The Evolution of Bitcoin Dominance Cycles: 2016–2026 Market Review
To truly understand the investment value of BTC D, it’s essential to review its performance across different market cycles.
In 2016, the Bitcoin market was immature, with BTC D over 90%. At that time, options were limited; Ethereum was not yet mature, and Bitcoin dominated the market.
2017 marked a turning point. The ICO wave surged, bringing massive funds into Ethereum’s ecosystem for token financing. By mid-2017, BTC D dropped to about 35%, a historical low, while Ethereum’s market share reached around 30%. By year’s end, with ICO cooling and Bitcoin soaring to $20,000, BTC D rebounded above 65%.
2018 was a pivotal year. In mid-January, whales began taking profits, shifting funds from Bitcoin to altcoins, causing BTC D to plunge to around 33%. Altcoins then experienced a collective crash, leading to a deep market correction. From April to July, regulatory signals improved, and BTC D recovered to about 45%, with Bitcoin bouncing from $6,000 to nearly $9,800. By year-end, the market entered a bear phase, and BTC D stabilized around 50%.
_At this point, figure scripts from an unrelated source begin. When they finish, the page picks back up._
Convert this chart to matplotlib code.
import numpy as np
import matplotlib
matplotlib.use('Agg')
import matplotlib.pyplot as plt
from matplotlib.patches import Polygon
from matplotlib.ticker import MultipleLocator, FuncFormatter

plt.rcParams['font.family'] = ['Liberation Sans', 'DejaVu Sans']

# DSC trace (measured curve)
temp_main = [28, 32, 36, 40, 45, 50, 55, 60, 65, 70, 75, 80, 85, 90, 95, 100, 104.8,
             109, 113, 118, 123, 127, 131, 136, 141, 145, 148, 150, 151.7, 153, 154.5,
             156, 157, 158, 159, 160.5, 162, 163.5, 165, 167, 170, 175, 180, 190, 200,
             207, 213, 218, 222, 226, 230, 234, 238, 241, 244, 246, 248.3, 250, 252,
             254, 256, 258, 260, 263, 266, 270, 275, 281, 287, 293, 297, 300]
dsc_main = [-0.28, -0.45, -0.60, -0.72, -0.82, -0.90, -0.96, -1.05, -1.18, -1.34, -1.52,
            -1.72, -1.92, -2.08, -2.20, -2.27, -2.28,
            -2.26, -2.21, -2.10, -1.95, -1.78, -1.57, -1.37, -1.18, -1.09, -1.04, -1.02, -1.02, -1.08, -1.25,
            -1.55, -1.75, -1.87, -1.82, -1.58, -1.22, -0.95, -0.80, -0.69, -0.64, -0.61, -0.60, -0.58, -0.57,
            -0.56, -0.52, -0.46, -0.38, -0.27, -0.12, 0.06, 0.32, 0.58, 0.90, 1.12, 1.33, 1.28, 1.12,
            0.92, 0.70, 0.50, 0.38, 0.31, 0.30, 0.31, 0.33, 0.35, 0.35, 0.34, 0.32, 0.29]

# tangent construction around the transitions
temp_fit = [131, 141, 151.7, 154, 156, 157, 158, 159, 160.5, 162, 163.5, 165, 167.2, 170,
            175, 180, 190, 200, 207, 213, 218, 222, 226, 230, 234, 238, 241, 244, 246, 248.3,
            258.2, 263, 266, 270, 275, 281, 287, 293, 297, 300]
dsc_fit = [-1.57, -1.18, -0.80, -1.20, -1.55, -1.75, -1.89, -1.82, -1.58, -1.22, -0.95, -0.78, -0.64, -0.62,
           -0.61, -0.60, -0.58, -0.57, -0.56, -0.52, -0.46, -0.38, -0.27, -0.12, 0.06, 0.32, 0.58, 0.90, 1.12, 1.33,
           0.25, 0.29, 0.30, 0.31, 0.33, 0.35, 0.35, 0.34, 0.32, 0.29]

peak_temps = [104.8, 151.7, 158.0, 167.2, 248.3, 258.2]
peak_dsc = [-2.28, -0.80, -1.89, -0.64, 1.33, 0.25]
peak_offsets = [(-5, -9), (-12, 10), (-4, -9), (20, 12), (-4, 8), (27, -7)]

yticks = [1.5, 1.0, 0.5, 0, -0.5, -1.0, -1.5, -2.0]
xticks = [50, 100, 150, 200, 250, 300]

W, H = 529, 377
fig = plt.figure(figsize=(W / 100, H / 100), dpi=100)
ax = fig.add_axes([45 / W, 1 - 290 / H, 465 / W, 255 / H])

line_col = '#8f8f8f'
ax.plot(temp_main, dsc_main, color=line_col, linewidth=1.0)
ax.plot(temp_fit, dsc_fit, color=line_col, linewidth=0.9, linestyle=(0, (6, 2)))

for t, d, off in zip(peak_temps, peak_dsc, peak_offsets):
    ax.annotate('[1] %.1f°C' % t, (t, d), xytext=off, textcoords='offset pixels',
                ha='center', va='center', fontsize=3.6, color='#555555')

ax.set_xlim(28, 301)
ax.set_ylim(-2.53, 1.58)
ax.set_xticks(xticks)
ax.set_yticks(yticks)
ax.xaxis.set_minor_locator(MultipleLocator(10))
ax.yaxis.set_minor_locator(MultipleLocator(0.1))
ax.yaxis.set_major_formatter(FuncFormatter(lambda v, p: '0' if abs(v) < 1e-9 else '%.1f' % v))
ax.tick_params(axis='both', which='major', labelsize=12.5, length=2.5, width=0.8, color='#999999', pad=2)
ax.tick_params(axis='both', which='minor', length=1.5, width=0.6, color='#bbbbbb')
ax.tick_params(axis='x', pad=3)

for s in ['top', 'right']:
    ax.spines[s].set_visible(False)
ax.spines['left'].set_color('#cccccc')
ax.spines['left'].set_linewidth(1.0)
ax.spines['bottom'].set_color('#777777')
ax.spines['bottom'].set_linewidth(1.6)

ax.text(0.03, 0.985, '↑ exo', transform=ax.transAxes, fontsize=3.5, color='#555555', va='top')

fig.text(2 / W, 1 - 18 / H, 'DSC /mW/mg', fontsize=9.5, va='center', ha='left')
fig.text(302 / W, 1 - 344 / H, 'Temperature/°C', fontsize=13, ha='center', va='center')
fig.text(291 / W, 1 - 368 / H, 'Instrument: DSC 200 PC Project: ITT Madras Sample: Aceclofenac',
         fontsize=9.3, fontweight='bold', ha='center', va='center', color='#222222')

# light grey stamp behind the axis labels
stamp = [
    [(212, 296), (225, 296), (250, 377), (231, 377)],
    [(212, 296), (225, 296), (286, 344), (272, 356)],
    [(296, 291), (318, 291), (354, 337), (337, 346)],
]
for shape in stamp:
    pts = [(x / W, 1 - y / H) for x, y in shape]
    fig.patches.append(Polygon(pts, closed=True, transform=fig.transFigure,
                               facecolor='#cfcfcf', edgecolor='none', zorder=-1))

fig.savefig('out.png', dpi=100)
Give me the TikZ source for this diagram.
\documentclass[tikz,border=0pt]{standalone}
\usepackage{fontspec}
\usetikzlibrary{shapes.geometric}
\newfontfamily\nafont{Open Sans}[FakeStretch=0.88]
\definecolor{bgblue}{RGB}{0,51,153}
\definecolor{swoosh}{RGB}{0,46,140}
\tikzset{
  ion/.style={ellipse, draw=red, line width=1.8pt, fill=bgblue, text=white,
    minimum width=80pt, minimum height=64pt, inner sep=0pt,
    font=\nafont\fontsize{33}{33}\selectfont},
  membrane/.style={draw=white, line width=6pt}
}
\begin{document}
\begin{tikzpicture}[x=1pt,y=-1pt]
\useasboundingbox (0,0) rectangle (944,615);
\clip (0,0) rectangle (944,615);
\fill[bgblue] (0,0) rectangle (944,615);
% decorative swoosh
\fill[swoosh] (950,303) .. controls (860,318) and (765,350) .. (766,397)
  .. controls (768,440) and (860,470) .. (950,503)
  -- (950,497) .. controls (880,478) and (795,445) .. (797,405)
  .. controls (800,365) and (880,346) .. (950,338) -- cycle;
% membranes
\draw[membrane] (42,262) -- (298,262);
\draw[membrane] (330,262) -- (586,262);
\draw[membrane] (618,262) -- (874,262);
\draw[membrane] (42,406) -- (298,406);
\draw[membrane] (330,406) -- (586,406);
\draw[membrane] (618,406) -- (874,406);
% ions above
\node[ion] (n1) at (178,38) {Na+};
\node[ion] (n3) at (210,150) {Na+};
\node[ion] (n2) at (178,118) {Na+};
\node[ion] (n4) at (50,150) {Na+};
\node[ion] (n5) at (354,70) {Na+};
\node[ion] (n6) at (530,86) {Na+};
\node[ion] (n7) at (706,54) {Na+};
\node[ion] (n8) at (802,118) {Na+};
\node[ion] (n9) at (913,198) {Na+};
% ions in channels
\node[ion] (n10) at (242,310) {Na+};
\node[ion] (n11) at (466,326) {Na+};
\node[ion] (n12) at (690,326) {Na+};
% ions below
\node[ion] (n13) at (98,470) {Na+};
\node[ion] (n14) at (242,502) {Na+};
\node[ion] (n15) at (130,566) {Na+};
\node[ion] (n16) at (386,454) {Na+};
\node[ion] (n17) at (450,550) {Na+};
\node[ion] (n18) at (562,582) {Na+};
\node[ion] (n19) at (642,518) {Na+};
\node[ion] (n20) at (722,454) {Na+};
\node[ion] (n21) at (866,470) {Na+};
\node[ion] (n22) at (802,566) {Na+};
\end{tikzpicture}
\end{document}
In 2019, BTC D remained steady between 50%-55%, reflecting gradually restored investor confidence. After a brief crash in March 2020, Bitcoin embarked on a strong rally from $3,800 to $41,000 in early 2021, with BTC D reaching nearly 74%. This period represented Bitcoin’s strongest dominance phase.
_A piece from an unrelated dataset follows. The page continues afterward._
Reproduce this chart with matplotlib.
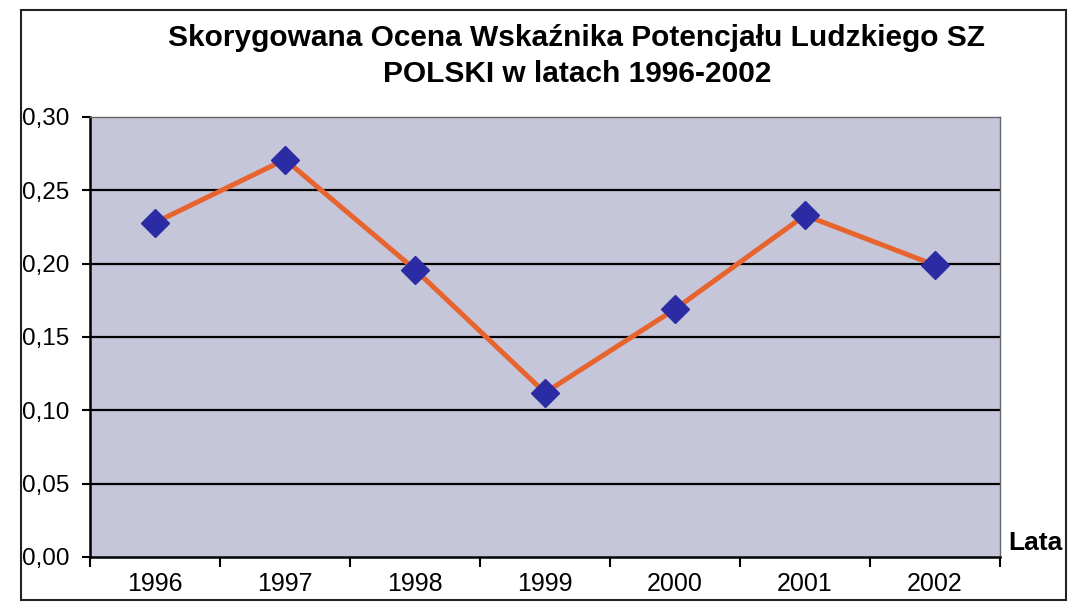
import matplotlib
matplotlib.use("Agg")
import matplotlib.pyplot as plt
from matplotlib.patches import Rectangle
import numpy as np

years = ["1996", "1997", "1998", "1999", "2000", "2001", "2002"]
values = [0.228, 0.271, 0.196, 0.112, 0.169, 0.233, 0.199]
y_ticks = [0.00, 0.05, 0.10, 0.15, 0.20, 0.25, 0.30]
y_labels = ["0,00", "0,05", "0,10", "0,15", "0,20", "0,25", "0,30"]
title = "Skorygowana Ocena Wskaźnika Potencjału Ludzkiego SZ\nPOLSKI w latach 1996-2002"
x_label = "Lata"

plt.rcParams['font.family'] = ['Liberation Sans', 'DejaVu Sans']

fig = plt.figure(figsize=(10.8, 6.09), dpi=100)
fig.patch.set_facecolor("white")

# outer chart frame
fig.patches.append(Rectangle((21/1080, 1-600/609), (1066-21)/1080, (600-10)/609,
                             transform=fig.transFigure, fill=False,
                             edgecolor="#222222", linewidth=1.5))

ax = fig.add_axes([90/1080, 1-557/609, 910/1080, 440/609])
ax.set_facecolor("#C6C6DB")

x = np.arange(len(years))
ax.set_xlim(-0.5, len(years) - 0.5)
ax.set_ylim(0, 0.30)

for t in y_ticks[1:-1]:
    ax.axhline(t, color="black", linewidth=1.6, zorder=1)

ax.plot(x, values, color="#E8642E", linewidth=3.6, zorder=3)
ax.plot(x, values, linestyle="none", marker="D", markersize=14,
        markerfacecolor="#2B2BA3", markeredgecolor="#2B2BA3", zorder=4)

ax.set_yticks(y_ticks)
ax.set_yticklabels(y_labels, fontsize=17.5)
ax.set_xticks(np.arange(-0.5, len(years)), minor=False)
ax.set_xticklabels([])
ax.set_xticks(x, minor=True)
ax.set_xticklabels(years, minor=True, fontsize=18)
ax.tick_params(axis="x", which="major", length=7, width=1.5, direction="out", color="black")
ax.tick_params(axis="x", which="minor", length=0, pad=11)
ax.tick_params(axis="y", length=6, width=1.5, direction="out", pad=9)

ax.spines["left"].set_color("black")
ax.spines["left"].set_linewidth(1.8)
ax.spines["bottom"].set_color("black")
ax.spines["bottom"].set_linewidth(1.8)
ax.spines["top"].set_color("#666666")
ax.spines["top"].set_linewidth(1.0)
ax.spines["right"].set_color("#666666")
ax.spines["right"].set_linewidth(1.0)

fig.text(577/1080, 1-56/609, title, ha="center", va="center", fontsize=21.5,
         fontweight="bold", linespacing=1.4)
fig.text(1008/1080, 1-543/609, x_label, ha="left", va="center", fontsize=19,
         fontweight="bold")

fig.savefig("out.png", dpi=100)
Post-2022, with the development of DeFi, NFTs, and Layer 2 solutions, BTC D gradually declined back to a reasonable 50-60%. From 2023 to 2026, with the launch of spot ETFs and increased institutional acceptance, BTC D shows a stable, slightly rising trend.
Practical Investment Strategies During Continuous DOM Changes
Understanding BTC D’s numerical shifts is just the first step; the key is to make investment decisions based on its changes.
When BTC D rises:
Bitcoin attracts capital, and altcoins experience outflows. It’s advisable to buy well-rated, fundamentally solid altcoins, as some projects can demonstrate resilience or even outperform Bitcoin during bear markets. Avoid chasing highly volatile new tokens; focus on projects with lasting competitiveness.
When BTC D falls:
Funds flow from Bitcoin into altcoins, signaling a potential altcoin bull phase. This is a good time to increase altcoin holdings, especially those with strong technology and clear use cases. However, avoid chasing coins without solid fundamentals.
Focus on capital flow rather than a single indicator:
BTC D’s movements should be combined with other indicators for comprehensive analysis. TOTAL (total crypto market cap) and TOTAL2 (excluding Bitcoin) reflect overall market heat, DEFI metrics show decentralized finance capital attraction, and USDT.D indicates the relative position of stablecoins. Combining these dimensions provides a more complete picture of market capital flows.
New investors often make mistakes by focusing solely on one indicator, ignoring the multi-dimensional operation of the market. Building a systematic understanding of BTC D and its derivatives is an essential step for advanced traders.